Georgette Heyer: Cotillion (reread)
Pure fluff! I had a library discard of this, but bought it again recently; it was reprinted (by someone other than Harlequin; my Waldenbooks had it in fiction instead of romance). Kitty is the ward of an elderly man; he will make her his heir if she marries one of his grand-nephews and he summons his nephews to tell them this. His favorite (and Kitty’s crush) is Jack, who is a bit of a rake. The other nephews are George (married), Hugh (a rector), Freddie (nothing special, of average intellect, rich, with a minor title), Dolph (a bit slow (on the verge of needing a keeper), poor but highest title), and Claude (in the military and in France, not there). Jack doesn’t show up, both Hugh and Dolph propose and are rejected; Kitty runs away, meets Freddy, and convinces him to participate in a fake betrothal with a trip to London to meet his parents. Once in London, there are measles, Freddy’s sister, Jack and Dolph, Kitty’s French cousin, and Olivia (a chance acquaintance of Kitty’s, also Jack’s intended mistress). This is one of my favorites of hers.

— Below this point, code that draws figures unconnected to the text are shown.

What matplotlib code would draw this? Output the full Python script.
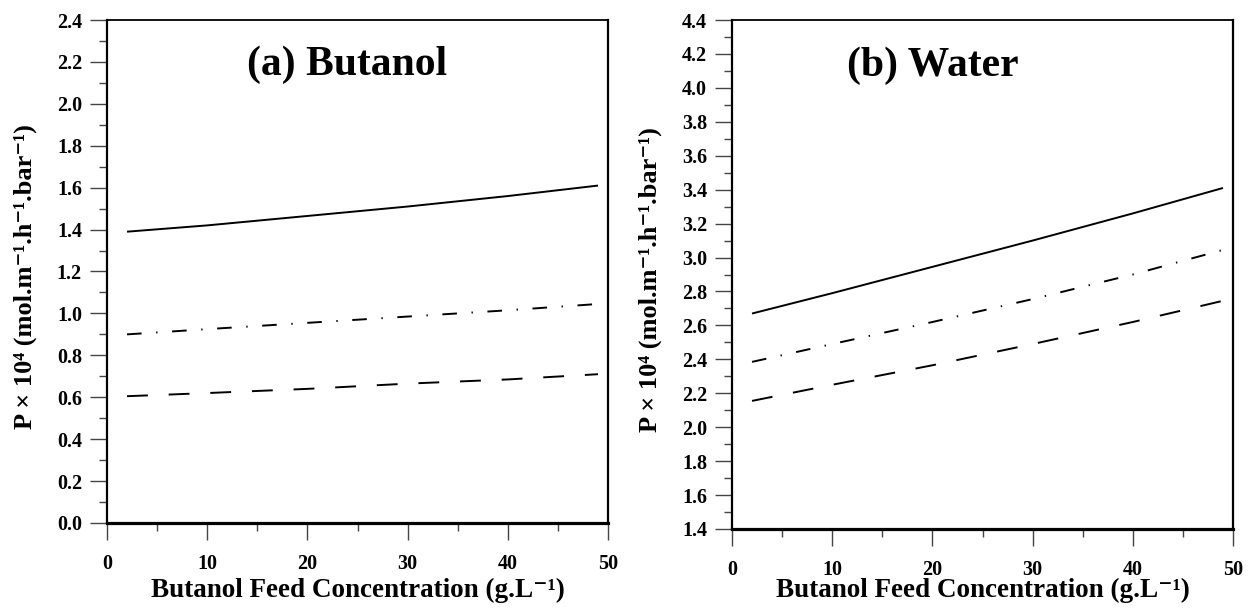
import matplotlib
matplotlib.use("Agg")
import matplotlib.pyplot as plt
from matplotlib.ticker import MultipleLocator, FuncFormatter

plt.rcParams['font.family'] = ['Liberation Serif', 'DejaVu Serif']
plt.rcParams['font.weight'] = 'bold'
plt.rcParams['lines.scale_dashes'] = False

conc = [2, 10, 20, 30, 40, 49]

# Butanol permeance
but_solid = [1.39, 1.42, 1.465, 1.51, 1.56, 1.61]
but_dashdot = [0.90, 0.925, 0.955, 0.985, 1.015, 1.045]
but_dashed = [0.605, 0.62, 0.64, 0.665, 0.685, 0.71]

# Water permeance
wat_solid = [2.67, 2.79, 2.945, 3.10, 3.26, 3.41]
wat_dashdot = [2.385, 2.49, 2.62, 2.755, 2.90, 3.045]
wat_dashed = [2.155, 2.25, 2.365, 2.49, 2.62, 2.745]

xticks = [0, 10, 20, 30, 40, 50]
ylabel = 'P × 10⁴ (mol.m⁻¹.h⁻¹.bar⁻¹)'
xlabel = 'Butanol Feed Concentration (g.L⁻¹)'

fig = plt.figure(figsize=(12.48, 6.11), dpi=100)
W, H = 1248, 611
ax1 = fig.add_axes([107 / W, 1 - 523 / H, 501 / W, 503 / H])
ax2 = fig.add_axes([732 / W, 1 - 529 / H, 501 / W, 509 / H])

panels = [
    (ax1, but_solid, but_dashdot, but_dashed, (0.0, 2.4), '(a) Butanol', 0.48, -0.109),
    (ax2, wat_solid, wat_dashdot, wat_dashed, (1.4, 4.4), '(b) Water', 0.40, -0.096),
]

for ax, s, dd, d, ylim, title, tx, xly in panels:
    ax.plot(conc, s, color='black', lw=1.4, solid_capstyle='butt')
    ax.plot(conc, dd, color='black', lw=1.4, dashes=(10.5, 10.5, 1, 10.5))
    ax.plot(conc, d, color='black', lw=1.4, dashes=(15, 15))
    ax.set_xlim(0, 50)
    ax.set_ylim(*ylim)
    ax.set_xticks(xticks)
    ax.xaxis.set_minor_locator(MultipleLocator(5))
    ax.yaxis.set_major_locator(MultipleLocator(0.2))
    ax.yaxis.set_minor_locator(MultipleLocator(0.1))
    ax.yaxis.set_major_formatter(FuncFormatter(lambda v, p: f'{v:.1f}'))
    ax.tick_params(which='major', direction='out', length=12, width=1.0,
                   labelsize=14.5, color='#444444')
    ax.tick_params(which='minor', direction='out', length=6, width=1.0,
                   color='#444444')
    ax.tick_params(axis='y', which='major', pad=6)
    ax.tick_params(axis='x', which='major', pad=10)
    for lbl in ax.get_xticklabels() + ax.get_yticklabels():
        lbl.set_fontweight('bold')
    ax.spines['top'].set_linewidth(1.3)
    ax.spines['left'].set_linewidth(1.6)
    ax.spines['right'].set_linewidth(1.6)
    ax.spines['bottom'].set_linewidth(2.3)
    ax.set_xlabel(xlabel, fontsize=19.5, fontweight='bold')
    ax.set_ylabel(ylabel, fontsize=19, fontweight='bold')
    ax.xaxis.set_label_coords(0.5, xly)
    ax.yaxis.set_label_coords(-0.14, 0.49)
    ax.text(tx, 0.89, title, transform=ax.transAxes, ha='center', va='baseline',
            fontsize=30, fontweight='bold')

fig.savefig('out.png', dpi=100)
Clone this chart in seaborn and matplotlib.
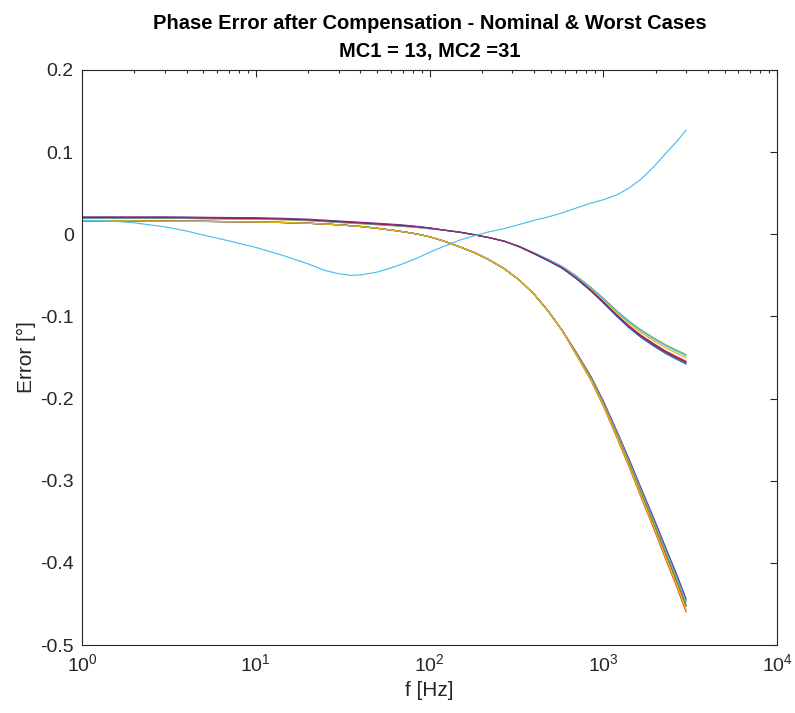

Diana Wynne Jones: The Pinhoe Egg (new) and Conrad’s Fate (reread)
These are both Chrestomanci novels; The Pinhoe Egg is set in Chrestomanci’s world, with other magic-users trying to avoid the Chrestomanci’s notice, and Conrad’s Fate is set in another universe with people trying to use power in inappropriate ways (and a lack of Chrestomanci himself). I liked Conrad’s Fate better than The Pinhoe Egg; I liked the latter, but found most of the characters unsympathetic.
Carol and Nobuo Akiyama: Barron’s Japanese Grammar (second edition)
I did actually read part of this and skimmed the rest; I was looking for an overview of Japanese grammar and ran across a mention of this online. I flipped through it at Borders, decided it looked useful and the price was right ($6.95) and bought it. It’s divided into sections by parts of speech, with a section at the end for things like numbers, dates, family members, common phrases, etc. There are tons of examples, most of which translate the relevant words individually and also convert them into proper English sentences. I like the way it’s laid out; I knew a lot of this anyway, but it helps to have the information in an organized format. It is definitely a beginner-level book; everything is romanized.